- _Exercise requirements_
Leaving out the pictures, retype the lines from the beginning of the listing through the line containing "years = list(range(1980, 2022))".
== Data ==
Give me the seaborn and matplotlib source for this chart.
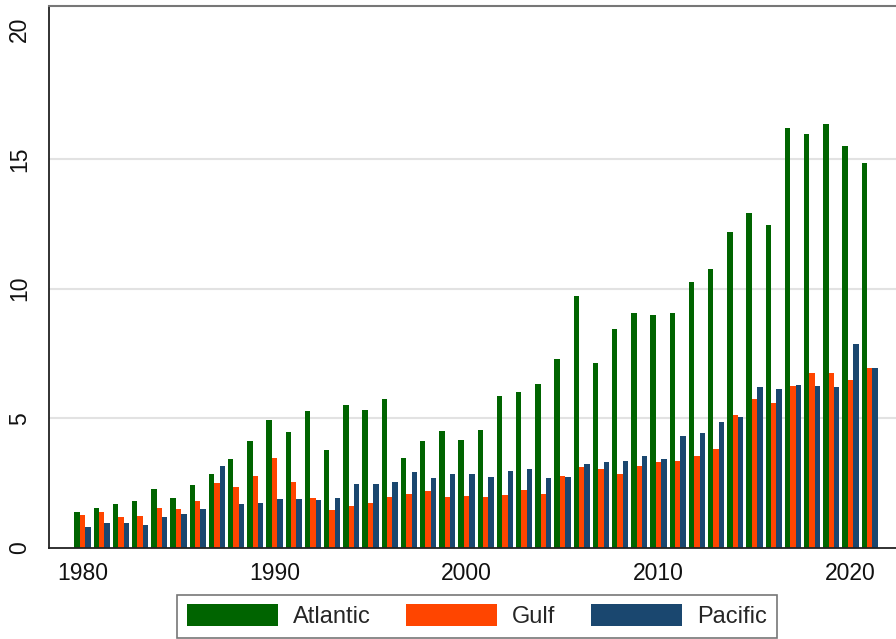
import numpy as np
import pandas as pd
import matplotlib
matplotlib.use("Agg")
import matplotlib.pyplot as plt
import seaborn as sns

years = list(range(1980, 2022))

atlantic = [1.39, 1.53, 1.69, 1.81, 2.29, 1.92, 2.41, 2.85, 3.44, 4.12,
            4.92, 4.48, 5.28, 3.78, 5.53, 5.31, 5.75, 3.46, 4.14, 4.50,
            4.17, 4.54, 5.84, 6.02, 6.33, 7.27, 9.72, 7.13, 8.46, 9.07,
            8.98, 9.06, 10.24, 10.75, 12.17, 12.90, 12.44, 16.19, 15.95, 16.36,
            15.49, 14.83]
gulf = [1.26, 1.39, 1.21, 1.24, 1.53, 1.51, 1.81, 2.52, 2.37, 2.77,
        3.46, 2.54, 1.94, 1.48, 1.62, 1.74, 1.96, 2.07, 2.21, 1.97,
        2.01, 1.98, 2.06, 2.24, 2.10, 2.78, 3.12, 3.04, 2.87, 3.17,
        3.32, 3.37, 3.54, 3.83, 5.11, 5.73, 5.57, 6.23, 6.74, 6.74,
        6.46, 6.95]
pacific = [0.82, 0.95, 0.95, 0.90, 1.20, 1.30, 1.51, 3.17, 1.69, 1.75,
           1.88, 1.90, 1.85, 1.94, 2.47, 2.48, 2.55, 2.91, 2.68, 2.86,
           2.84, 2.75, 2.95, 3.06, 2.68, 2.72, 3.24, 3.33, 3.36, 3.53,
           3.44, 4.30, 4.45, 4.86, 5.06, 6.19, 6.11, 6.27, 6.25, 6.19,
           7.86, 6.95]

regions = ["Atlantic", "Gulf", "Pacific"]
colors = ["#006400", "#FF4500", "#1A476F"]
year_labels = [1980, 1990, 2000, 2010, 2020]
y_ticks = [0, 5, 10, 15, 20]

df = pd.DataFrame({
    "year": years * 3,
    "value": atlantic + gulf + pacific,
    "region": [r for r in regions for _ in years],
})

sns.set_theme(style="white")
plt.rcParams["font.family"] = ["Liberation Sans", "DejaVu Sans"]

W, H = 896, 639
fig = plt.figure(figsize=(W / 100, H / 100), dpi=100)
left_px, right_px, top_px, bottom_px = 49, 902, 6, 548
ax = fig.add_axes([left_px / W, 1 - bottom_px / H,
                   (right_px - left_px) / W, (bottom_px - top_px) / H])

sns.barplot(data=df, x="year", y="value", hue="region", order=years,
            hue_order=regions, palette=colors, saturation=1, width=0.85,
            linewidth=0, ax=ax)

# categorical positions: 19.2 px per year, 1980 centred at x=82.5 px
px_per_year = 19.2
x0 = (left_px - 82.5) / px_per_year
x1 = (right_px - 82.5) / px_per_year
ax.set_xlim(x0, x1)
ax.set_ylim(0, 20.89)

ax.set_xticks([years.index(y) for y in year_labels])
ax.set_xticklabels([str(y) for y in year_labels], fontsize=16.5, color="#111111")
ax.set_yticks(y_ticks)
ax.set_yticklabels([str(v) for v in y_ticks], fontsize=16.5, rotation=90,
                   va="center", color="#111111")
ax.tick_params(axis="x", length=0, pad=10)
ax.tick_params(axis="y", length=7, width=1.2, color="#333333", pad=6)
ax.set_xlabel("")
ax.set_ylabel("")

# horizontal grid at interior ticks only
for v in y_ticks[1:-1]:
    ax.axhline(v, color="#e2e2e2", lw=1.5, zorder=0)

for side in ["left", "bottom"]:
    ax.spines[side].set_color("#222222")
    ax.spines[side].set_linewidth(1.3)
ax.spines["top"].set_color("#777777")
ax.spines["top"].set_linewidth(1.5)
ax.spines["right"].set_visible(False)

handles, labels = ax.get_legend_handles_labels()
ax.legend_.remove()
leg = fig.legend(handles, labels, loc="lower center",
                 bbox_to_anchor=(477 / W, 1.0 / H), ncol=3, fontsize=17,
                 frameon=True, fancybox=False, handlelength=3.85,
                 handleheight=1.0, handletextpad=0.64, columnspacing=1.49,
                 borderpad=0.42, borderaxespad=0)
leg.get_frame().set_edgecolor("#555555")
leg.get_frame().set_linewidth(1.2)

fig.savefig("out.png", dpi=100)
===
- _Result for this task_
Give me the seaborn and matplotlib source for this chart.
import numpy as np
import pandas as pd
import matplotlib
matplotlib.use("Agg")
import matplotlib.pyplot as plt
import seaborn as sns

years = list(range(1980, 2022))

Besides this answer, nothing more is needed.